▶ [YOUR OBJECTIVE]: Print, word for word, the opening line of the data below and every line after it through the line that contains "const fitTacY = [329.6, 289.4];", but not the pictures.

▶ [SUPPLIED MATERIAL]:
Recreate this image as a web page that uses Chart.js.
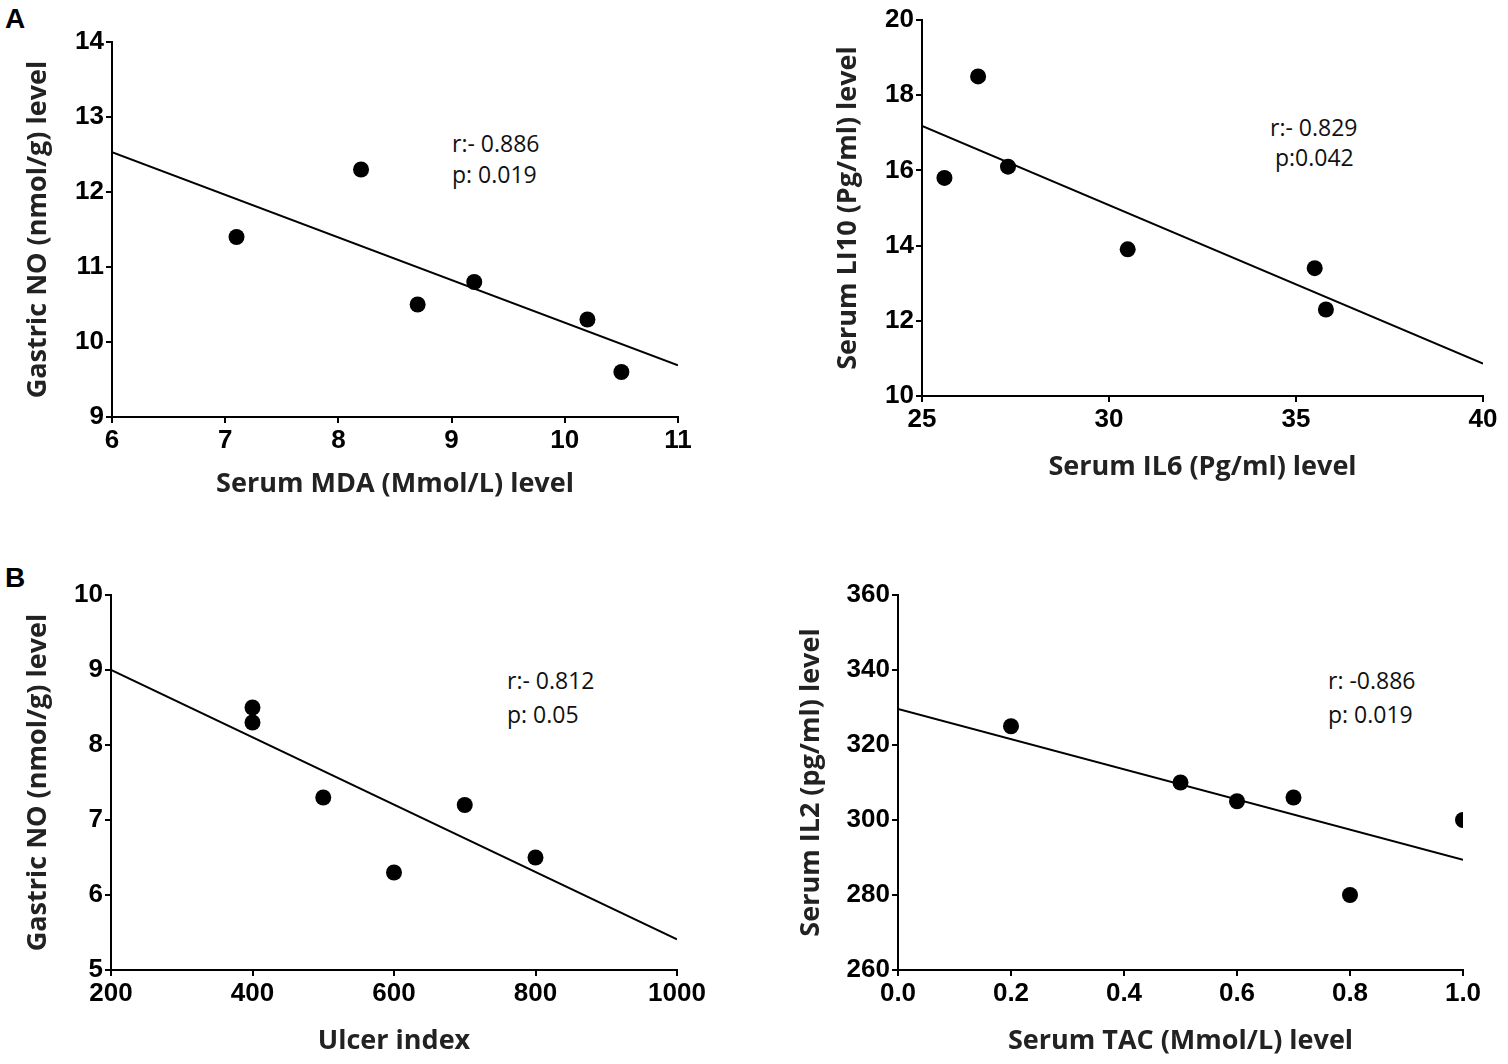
<!DOCTYPE html>
<html>
<head>
<meta charset="utf-8">
<script src="https://cdn.jsdelivr.net/npm/chart.js@4.4.1/dist/chart.umd.min.js"></script>
<style>
  html, body { margin: 0; padding: 0; background: #fff; }
  body { width: 1508px; height: 1064px; position: relative; overflow: hidden; }
  canvas { position: absolute; }
  .lbl { position: absolute; font-family: "Liberation Sans", Arial, sans-serif; font-weight: bold; font-size: 28px; line-height: 28px; color: #000; }
  .note { position: absolute; font-family: "Open Sans", sans-serif; font-size: 23px; line-height: 23px; color: #111; white-space: pre; }
</style>
</head>
<body>
<div class="lbl" style="left:5px;top:5px;">A</div>
<div class="lbl" style="left:5px;top:564px;">B</div>

<div class="note" style="left:452px;top:132px;">r:- 0.886</div>
<div class="note" style="left:452px;top:163px;">p: 0.019</div>
<div class="note" style="left:1270px;top:116px;">r:- 0.829</div>
<div class="note" style="left:1275px;top:146px;">p:0.042</div>
<div class="note" style="left:507px;top:669px;">r:- 0.812</div>
<div class="note" style="left:507px;top:703px;">p: 0.05</div>
<div class="note" style="left:1328px;top:669px;">r: -0.886</div>
<div class="note" style="left:1328px;top:703px;">p: 0.019</div>

<canvas id="c1"></canvas>
<canvas id="c2"></canvas>
<canvas id="c3"></canvas>
<canvas id="c4"></canvas>

<script>
// panel A left: gastric NO vs serum MDA
const mdaLevel = [7.1, 8.2, 8.7, 9.2, 10.2, 10.5];
const gastricNoA = [11.4, 12.3, 10.5, 10.8, 10.3, 9.6];
const fitMdaX = [6, 11];
const fitMdaY = [12.53, 9.69];

// panel A right: serum IL10 vs serum IL6
const il6Level = [25.6, 26.5, 27.3, 30.5, 35.5, 35.8];
const il10Level = [15.8, 18.5, 16.1, 13.9, 13.4, 12.3];
const fitIl6X = [25, 40];
const fitIl6Y = [17.18, 10.86];

// panel B left: gastric NO vs ulcer index
const ulcerIndex = [400, 400, 500, 600, 700, 800];
const gastricNoB = [8.5, 8.3, 7.3, 6.3, 7.2, 6.5];
const fitUlcerX = [200, 1000];
const fitUlcerY = [9.0, 5.41];

// panel B right: serum IL2 vs serum TAC
const tacLevel = [0.2, 0.5, 0.6, 0.7, 0.8, 1.0];
const il2Level = [325, 310, 305, 306, 280, 300];
const fitTacX = [0, 1];
const fitTacY = [329.6, 289.4];

const tickFont = { family: '"Liberation Sans", Arial, sans-serif', size: 26, weight: 'bold' };
const titleFont = { family: '"Open Sans", sans-serif', size: 27, weight: 'bold' };

function pts(xs, ys) {
  return xs.map((x, i) => ({ x: x, y: ys[i] }));
}

function makePanel(id, box, plot, d) {
  const cv = document.getElementById(id);
  cv.width = box.w; cv.height = box.h;
  cv.style.left = box.x + 'px'; cv.style.top = box.y + 'px';

  const yw = plot.left - box.x;
  const xh = box.y + box.h - plot.bottom;

  const axis = (min, max, step, title, tpad, fmt) => ({
    type: 'linear', min: min, max: max,
    border: { display: true, color: '#000', width: 2 },
    grid: { display: true, drawOnChartArea: false, drawTicks: true, tickLength: 6, color: '#000', lineWidth: 2 },
    ticks: { stepSize: step, color: '#000', font: tickFont, padding: 2,
             callback: fmt || (v => String(v)) },
    title: { display: true, text: title, color: '#222', font: titleFont, padding: tpad }
  });

  const xs = axis(d.xMin, d.xMax, d.xStep, d.xTitle, { top: 0, bottom: d.xTitlePad }, d.xFmt);
  xs.afterFit = s => { s.height = xh; };
  const ys = axis(d.yMin, d.yMax, d.yStep, d.yTitle, { top: d.yTitlePad, bottom: 0 });
  ys.afterFit = s => { s.width = yw; };

  new Chart(cv, {
    type: 'scatter',
    data: {
      datasets: [
        { data: pts(d.px, d.py), backgroundColor: '#000', borderColor: '#000',
          pointRadius: 8, pointHoverRadius: 8, pointBorderWidth: 0 },
        { data: pts(d.fx, d.fy), showLine: true, borderColor: '#000', borderWidth: 2,
          pointRadius: 0, fill: false }
      ]
    },
    options: {
      responsive: false,
      animation: false,
      devicePixelRatio: 1,
      layout: {
        autoPadding: false,
        padding: { left: 0, top: plot.top - box.y, right: box.x + box.w - plot.right, bottom: 0 }
      },
      plugins: { legend: { display: false }, tooltip: { enabled: false } },
      scales: { x: xs, y: ys }
    }
  });
}

makePanel('c1', { x: 0, y: 0, w: 754, h: 520 }, { left: 112, right: 678, top: 42, bottom: 417 }, {
  px: mdaLevel, py: gastricNoA, fx: fitMdaX, fy: fitMdaY,
  xMin: 6, xMax: 11, xStep: 1, yMin: 9, yMax: 14, yStep: 1,
  xTitle: 'Serum MDA (Mmol/L) level', yTitle: 'Gastric NO (nmol/g) level',
  xTitlePad: 19, yTitlePad: 22
});

makePanel('c2', { x: 754, y: 0, w: 754, h: 520 }, { left: 922, right: 1483, top: 20, bottom: 396 }, {
  px: il6Level, py: il10Level, fx: fitIl6X, fy: fitIl6Y,
  xMin: 25, xMax: 40, xStep: 5, yMin: 10, yMax: 20, yStep: 2,
  xTitle: 'Serum IL6 (Pg/ml) level', yTitle: 'Serum LI10 (Pg/ml) level',
  xTitlePad: 36, yTitlePad: 78
});

makePanel('c3', { x: 0, y: 532, w: 754, h: 532 }, { left: 111, right: 677, top: 595, bottom: 970 }, {
  px: ulcerIndex, py: gastricNoB, fx: fitUlcerX, fy: fitUlcerY,
  xMin: 200, xMax: 1000, xStep: 200, yMin: 5, yMax: 10, yStep: 1,
  xTitle: 'Ulcer index', yTitle: 'Gastric NO (nmol/g) level',
  xTitlePad: 6, yTitlePad: 22
});

makePanel('c4', { x: 754, y: 532, w: 754, h: 532 }, { left: 898, right: 1463, top: 595, bottom: 970 }, {
  px: tacLevel, py: il2Level, fx: fitTacX, fy: fitTacY,
  xMin: 0, xMax: 1, xStep: 0.2, yMin: 260, yMax: 360, yStep: 20,
  xTitle: 'Serum TAC (Mmol/L) level', yTitle: 'Serum IL2 (pg/ml) level',
  xTitlePad: 6, yTitlePad: 41, xFmt: v => v.toFixed(1)
});
</script>
</body>
</html>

▶ [PROBLEM SOLUTION]:
Recreate this image as a web page that uses Chart.js.
<!DOCTYPE html>
<html>
<head>
<meta charset="utf-8">
<script src="https://cdn.jsdelivr.net/npm/chart.js@4.4.1/dist/chart.umd.min.js"></script>
<style>
  html, body { margin: 0; padding: 0; background: #fff; }
  body { width: 1508px; height: 1064px; position: relative; overflow: hidden; }
  canvas { position: absolute; }
  .lbl { position: absolute; font-family: "Liberation Sans", Arial, sans-serif; font-weight: bold; font-size: 28px; line-height: 28px; color: #000; }
  .note { position: absolute; font-family: "Open Sans", sans-serif; font-size: 23px; line-height: 23px; color: #111; white-space: pre; }
</style>
</head>
<body>
<div class="lbl" style="left:5px;top:5px;">A</div>
<div class="lbl" style="left:5px;top:564px;">B</div>

<div class="note" style="left:452px;top:132px;">r:- 0.886</div>
<div class="note" style="left:452px;top:163px;">p: 0.019</div>
<div class="note" style="left:1270px;top:116px;">r:- 0.829</div>
<div class="note" style="left:1275px;top:146px;">p:0.042</div>
<div class="note" style="left:507px;top:669px;">r:- 0.812</div>
<div class="note" style="left:507px;top:703px;">p: 0.05</div>
<div class="note" style="left:1328px;top:669px;">r: -0.886</div>
<div class="note" style="left:1328px;top:703px;">p: 0.019</div>

<canvas id="c1"></canvas>
<canvas id="c2"></canvas>
<canvas id="c3"></canvas>
<canvas id="c4"></canvas>

<script>
// panel A left: gastric NO vs serum MDA
const mdaLevel = [7.1, 8.2, 8.7, 9.2, 10.2, 10.5];
const gastricNoA = [11.4, 12.3, 10.5, 10.8, 10.3, 9.6];
const fitMdaX = [6, 11];
const fitMdaY = [12.53, 9.69];

// panel A right: serum IL10 vs serum IL6
const il6Level = [25.6, 26.5, 27.3, 30.5, 35.5, 35.8];
const il10Level = [15.8, 18.5, 16.1, 13.9, 13.4, 12.3];
const fitIl6X = [25, 40];
const fitIl6Y = [17.18, 10.86];

// panel B left: gastric NO vs ulcer index
const ulcerIndex = [400, 400, 500, 600, 700, 800];
const gastricNoB = [8.5, 8.3, 7.3, 6.3, 7.2, 6.5];
const fitUlcerX = [200, 1000];
const fitUlcerY = [9.0, 5.41];

// panel B right: serum IL2 vs serum TAC
const tacLevel = [0.2, 0.5, 0.6, 0.7, 0.8, 1.0];
const il2Level = [325, 310, 305, 306, 280, 300];
const fitTacX = [0, 1];
const fitTacY = [329.6, 289.4];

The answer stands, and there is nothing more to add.